> [Requirements]: Reproduce word for word the lines from the beginning of the entries to the line with "(10,13) -- (1225,13);", both included, but none of the pictures.

> [Data to use]:
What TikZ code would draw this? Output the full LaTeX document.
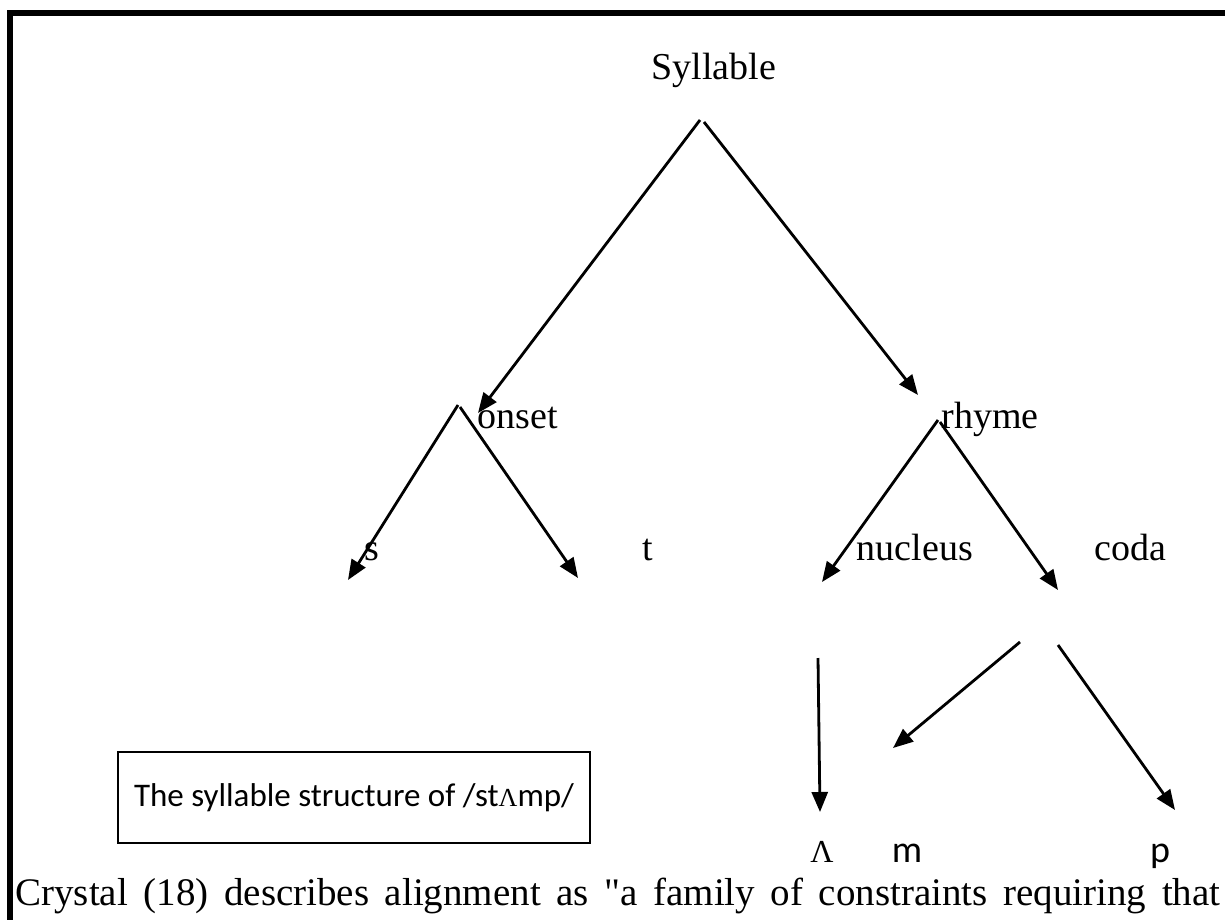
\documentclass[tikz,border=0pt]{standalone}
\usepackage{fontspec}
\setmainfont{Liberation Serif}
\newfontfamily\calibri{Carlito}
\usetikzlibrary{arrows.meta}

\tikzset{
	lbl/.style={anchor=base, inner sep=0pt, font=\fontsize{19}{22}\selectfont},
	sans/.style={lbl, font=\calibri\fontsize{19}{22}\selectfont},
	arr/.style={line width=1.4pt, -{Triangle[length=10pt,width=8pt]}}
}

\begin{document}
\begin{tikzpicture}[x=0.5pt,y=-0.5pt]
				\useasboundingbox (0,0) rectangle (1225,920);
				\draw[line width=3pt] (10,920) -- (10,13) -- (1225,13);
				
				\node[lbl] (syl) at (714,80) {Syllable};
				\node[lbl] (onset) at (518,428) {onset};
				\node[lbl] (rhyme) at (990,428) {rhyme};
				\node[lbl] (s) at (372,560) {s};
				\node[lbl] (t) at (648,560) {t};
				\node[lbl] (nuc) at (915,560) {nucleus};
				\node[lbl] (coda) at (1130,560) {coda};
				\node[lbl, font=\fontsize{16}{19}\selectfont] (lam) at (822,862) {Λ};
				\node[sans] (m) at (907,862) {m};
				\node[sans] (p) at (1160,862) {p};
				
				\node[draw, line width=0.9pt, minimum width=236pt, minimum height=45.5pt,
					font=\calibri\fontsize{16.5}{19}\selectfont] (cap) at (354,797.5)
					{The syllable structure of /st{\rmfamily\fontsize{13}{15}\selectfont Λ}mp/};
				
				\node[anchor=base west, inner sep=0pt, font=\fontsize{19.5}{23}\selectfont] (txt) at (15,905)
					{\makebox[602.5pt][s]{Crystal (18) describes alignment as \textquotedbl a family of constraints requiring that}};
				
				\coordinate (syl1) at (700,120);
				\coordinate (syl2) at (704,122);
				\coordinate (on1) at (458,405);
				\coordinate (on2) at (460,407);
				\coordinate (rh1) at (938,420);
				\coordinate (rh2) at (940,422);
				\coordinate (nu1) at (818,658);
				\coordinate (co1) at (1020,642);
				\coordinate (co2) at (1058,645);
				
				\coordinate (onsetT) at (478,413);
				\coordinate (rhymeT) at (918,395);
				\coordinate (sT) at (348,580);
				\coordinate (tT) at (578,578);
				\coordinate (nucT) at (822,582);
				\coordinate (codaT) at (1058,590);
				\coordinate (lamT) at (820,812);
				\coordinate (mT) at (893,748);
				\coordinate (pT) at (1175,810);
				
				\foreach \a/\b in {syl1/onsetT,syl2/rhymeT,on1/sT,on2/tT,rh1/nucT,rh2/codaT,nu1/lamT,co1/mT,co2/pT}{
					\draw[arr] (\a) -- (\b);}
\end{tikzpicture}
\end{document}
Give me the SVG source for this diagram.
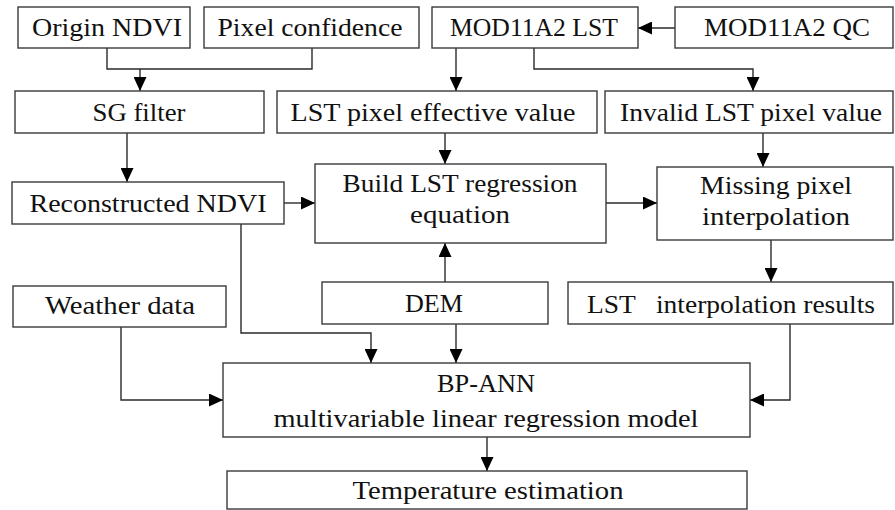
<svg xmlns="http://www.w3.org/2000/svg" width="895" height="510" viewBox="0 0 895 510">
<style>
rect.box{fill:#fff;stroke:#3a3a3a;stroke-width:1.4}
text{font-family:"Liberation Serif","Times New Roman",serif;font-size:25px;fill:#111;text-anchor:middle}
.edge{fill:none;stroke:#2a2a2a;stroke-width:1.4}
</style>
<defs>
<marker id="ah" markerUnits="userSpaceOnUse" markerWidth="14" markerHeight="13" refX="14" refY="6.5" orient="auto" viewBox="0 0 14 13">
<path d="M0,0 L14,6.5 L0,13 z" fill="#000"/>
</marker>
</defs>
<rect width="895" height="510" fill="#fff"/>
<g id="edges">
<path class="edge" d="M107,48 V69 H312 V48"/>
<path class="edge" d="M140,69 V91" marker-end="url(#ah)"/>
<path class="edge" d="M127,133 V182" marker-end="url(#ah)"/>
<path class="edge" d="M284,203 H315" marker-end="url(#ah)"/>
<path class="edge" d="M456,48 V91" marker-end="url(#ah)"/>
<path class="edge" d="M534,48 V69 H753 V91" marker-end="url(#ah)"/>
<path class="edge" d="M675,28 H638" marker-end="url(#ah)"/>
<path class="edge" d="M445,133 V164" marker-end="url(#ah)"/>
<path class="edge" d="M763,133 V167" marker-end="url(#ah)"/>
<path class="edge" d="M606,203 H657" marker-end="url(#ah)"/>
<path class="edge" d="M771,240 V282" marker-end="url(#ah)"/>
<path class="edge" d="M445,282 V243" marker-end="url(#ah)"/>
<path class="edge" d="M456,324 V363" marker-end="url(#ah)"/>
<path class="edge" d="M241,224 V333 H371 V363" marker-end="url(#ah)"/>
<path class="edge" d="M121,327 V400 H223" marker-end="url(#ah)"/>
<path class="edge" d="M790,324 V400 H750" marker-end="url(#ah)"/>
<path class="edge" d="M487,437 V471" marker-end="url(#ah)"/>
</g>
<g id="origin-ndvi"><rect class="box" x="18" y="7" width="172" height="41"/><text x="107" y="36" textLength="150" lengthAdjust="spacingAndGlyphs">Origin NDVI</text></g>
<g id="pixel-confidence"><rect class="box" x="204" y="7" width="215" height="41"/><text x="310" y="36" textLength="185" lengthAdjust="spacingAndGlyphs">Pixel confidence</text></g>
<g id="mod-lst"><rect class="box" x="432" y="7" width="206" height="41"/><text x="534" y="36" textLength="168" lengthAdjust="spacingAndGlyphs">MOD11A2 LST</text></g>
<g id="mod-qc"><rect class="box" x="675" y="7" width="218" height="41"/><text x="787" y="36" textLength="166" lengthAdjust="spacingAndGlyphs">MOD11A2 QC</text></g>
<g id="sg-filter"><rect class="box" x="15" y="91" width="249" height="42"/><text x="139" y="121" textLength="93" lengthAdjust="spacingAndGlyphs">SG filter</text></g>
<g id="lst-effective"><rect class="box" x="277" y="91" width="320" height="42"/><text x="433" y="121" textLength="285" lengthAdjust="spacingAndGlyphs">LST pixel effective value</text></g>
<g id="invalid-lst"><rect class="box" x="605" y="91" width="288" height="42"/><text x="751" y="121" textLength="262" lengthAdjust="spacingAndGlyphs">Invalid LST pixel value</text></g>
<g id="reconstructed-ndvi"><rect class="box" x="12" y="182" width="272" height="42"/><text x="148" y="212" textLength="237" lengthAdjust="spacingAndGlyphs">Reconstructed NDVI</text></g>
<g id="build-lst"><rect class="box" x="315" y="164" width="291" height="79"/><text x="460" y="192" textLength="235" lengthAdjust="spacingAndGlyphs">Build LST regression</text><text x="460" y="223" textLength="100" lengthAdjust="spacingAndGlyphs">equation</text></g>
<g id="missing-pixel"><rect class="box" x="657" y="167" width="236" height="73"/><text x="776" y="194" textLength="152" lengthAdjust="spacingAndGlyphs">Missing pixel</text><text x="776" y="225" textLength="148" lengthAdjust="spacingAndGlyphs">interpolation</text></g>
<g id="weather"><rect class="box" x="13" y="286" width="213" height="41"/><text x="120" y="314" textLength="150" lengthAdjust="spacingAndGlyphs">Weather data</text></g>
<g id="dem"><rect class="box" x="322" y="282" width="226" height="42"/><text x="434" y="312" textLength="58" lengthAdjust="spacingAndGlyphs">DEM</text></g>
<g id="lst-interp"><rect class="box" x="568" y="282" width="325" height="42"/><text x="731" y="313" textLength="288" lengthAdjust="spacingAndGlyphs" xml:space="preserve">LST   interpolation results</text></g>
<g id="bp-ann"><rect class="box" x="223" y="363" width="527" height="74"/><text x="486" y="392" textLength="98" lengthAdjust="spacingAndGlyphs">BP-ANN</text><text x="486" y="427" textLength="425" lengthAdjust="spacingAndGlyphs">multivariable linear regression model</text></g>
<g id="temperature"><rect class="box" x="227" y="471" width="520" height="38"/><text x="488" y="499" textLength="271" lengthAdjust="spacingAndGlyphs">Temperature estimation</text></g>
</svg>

> [Worked answer]:
What TikZ code would draw this? Output the full LaTeX document.
\documentclass[tikz,border=0pt]{standalone}
\usepackage{fontspec}
\setmainfont{Liberation Serif}
\newfontfamily\calibri{Carlito}
\usetikzlibrary{arrows.meta}

\tikzset{
	lbl/.style={anchor=base, inner sep=0pt, font=\fontsize{19}{22}\selectfont},
	sans/.style={lbl, font=\calibri\fontsize{19}{22}\selectfont},
	arr/.style={line width=1.4pt, -{Triangle[length=10pt,width=8pt]}}
}

\begin{document}
\begin{tikzpicture}[x=0.5pt,y=-0.5pt]
				\useasboundingbox (0,0) rectangle (1225,920);
				\draw[line width=3pt] (10,920) -- (10,13) -- (1225,13);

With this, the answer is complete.